Investigate S. Sudan army over torture, killings, says rights body
May 25, 2016 (JUBA/NAIROBI) – South Sudan’s top army commanders should thoroughly investigate abuses committed by its forces, ensuring that those responsible are held accountable, a United States-based human rights body said in a new report.
“They should know that they too could face international and criminal sanctions if they don’t take concrete action in accordance with the law,” Daniel Bekele, Africa director at Human Rights Watch (HRW) said in a report issued Wednesday.
According to the rights body, South Sudan government soldiers carried out a wide range of often-deadly attacks on civilians in and around the country’s town of Wau.
The soldiers, it alleged, killed, tortured, raped, and detained civilians and looted and burned down homes in the attacks.
Abuses in the Western Bahr el Ghazal region reportedly took place during government counterinsurgency operations that intensified after a peace deal was signed last year.
The attacks, the rights body stressed, underscored the need for the national unity government to take immediate steps toward accountability for crimes by all warring parties since the start of South Sudan’s conflict in mid-December 2013.
“With all eyes on the new national unity government in Juba, government soldiers have been literally getting away with murder in the country’s western regions,” said Bekele.
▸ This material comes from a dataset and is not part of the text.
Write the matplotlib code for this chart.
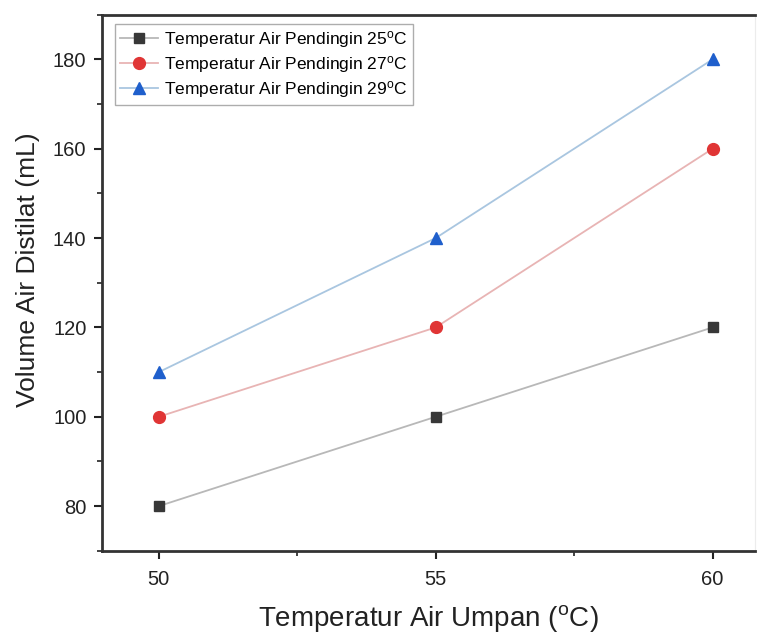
import matplotlib
matplotlib.use("Agg")
import matplotlib.pyplot as plt
from matplotlib.ticker import MultipleLocator

plt.rcParams['font.family'] = ['Liberation Sans', 'DejaVu Sans']
plt.rcParams['mathtext.fontset'] = 'custom'
plt.rcParams['mathtext.rm'] = 'Liberation Sans'
plt.rcParams['mathtext.it'] = 'Liberation Sans'

feed_temp = [50, 55, 60]
vol_25 = [80, 100, 120]
vol_27 = [100, 120, 160]
vol_29 = [110, 140, 180]
labels = [r'Temperatur Air Pendingin 25$^{\mathrm{o}}$C',
          r'Temperatur Air Pendingin 27$^{\mathrm{o}}$C',
          r'Temperatur Air Pendingin 29$^{\mathrm{o}}$C']

fig = plt.figure(figsize=(7.59, 6.39), dpi=100)
ax = fig.add_axes([0.134, 0.138, 0.861, 0.839])

ax.plot(feed_temp, vol_25, '-', color='#b8b8b8', lw=1.3, marker='s', ms=7.5,
        mfc='#383838', mec='#383838', label=labels[0])
ax.plot(feed_temp, vol_27, '-', color='#e8b4b4', lw=1.3, marker='o', ms=8.5,
        mfc='#e03535', mec='#e03535', label=labels[1])
ax.plot(feed_temp, vol_29, '-', color='#a9c6e0', lw=1.3, marker='^', ms=8.5,
        mfc='#1f5fcc', mec='#1f5fcc', label=labels[2])

ax.set_xlim(48.97, 60.77)
ax.set_ylim(70, 190)
ax.xaxis.set_major_locator(MultipleLocator(5))
ax.xaxis.set_minor_locator(MultipleLocator(2.5))
ax.yaxis.set_major_locator(MultipleLocator(20))
ax.yaxis.set_minor_locator(MultipleLocator(10))
ax.tick_params(which='major', direction='out', length=6, width=1.5, labelsize=14.5, colors='#222222')
ax.tick_params(which='minor', direction='out', length=3.5, width=1.2, colors='#222222')
ax.tick_params(axis='x', pad=8)
ax.tick_params(axis='y', pad=5)

ax.spines['left'].set_linewidth(2)
ax.spines['bottom'].set_linewidth(2)
ax.spines['top'].set_linewidth(2)
ax.spines['right'].set_linewidth(0.8)
ax.spines['right'].set_color('#ececec')
for s in ['left', 'bottom', 'top']:
    ax.spines[s].set_color('#333333')

ax.set_xlabel(r'Temperatur Air Umpan ($^{\mathrm{o}}$C)', fontsize=20, labelpad=10, color='#222222')
ax.set_ylabel('Volume Air Distilat (mL)', fontsize=19, color='#222222')
ax.yaxis.set_label_coords(-0.095, 0.524)

leg = ax.legend(loc='upper left', bbox_to_anchor=(0.02, 0.983), borderaxespad=0,
                fontsize=12.5, frameon=True, fancybox=False,
                edgecolor='#999999', borderpad=0.3, labelspacing=0.22,
                handlelength=2.2, handletextpad=0.35)
leg.get_frame().set_linewidth(1.0)

fig.savefig('out.png', dpi=100)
“The new government should immediately call a halt to the abuse, free all arbitrarily detained civilians, and support the creation of a war crimes court that can investigate and prosecute those responsible, including at the highest levels of authority,” he added.
ARMY DISMISSES REPORT
A spokesperson for the national army, Brig. Gen Lul Ruai Koang, said the report was “bias, one sided and heavily relied on incredible eye witnesses to draw conclusions”.
He instead said his office would provide graphic evidences proving that “horrific”crimes were indeed committed against innocent civilians by the “criminals and bandits”.
“These are crimes that HRW either deliberately, out of ignorant or in haste failed to mention in its report as some of the most terrible and heartbreaking crimes committed by unlawful combatants we have been battling,” said Koang.
“It’s good to underscore that it takes two to tangle,” he added.
The report says newly deployed, mostly Dinka, soldiers from the South Sudanese army allegedly attacked ethnic Fertit civilians in villages and neighborhoods of the town of Wau.
The abuses, it said, forced tens of thousands of people to flee, leaving villages and entire neighborhoods empty, which it found during a research mission to Wau in April.
The rights body claimed it documented numerous killings, most of which were reportedly committed by SPLA soldiers.
Since late 2015, it said, local authorities, including the governor of the newly created Wau state, Elias Waya Nyipuoch, and community leaders have been reporting the spate of abuses to the army and other government officials.
No steps, the US-based rights body said, were taken to investigate these abuses.
The new transitional government of national unity, Human Rights Watch said, should ask the African Union to promptly establish the hybrid tribunal envisioned in the August 2015 peace agreement to try serious crimes in South Sudan.
“National authorities should also investigate and fairly prosecute human rights violations. The UN peacekeeping mission should also report publicly on the abuses and the government’s response,” further says the new report.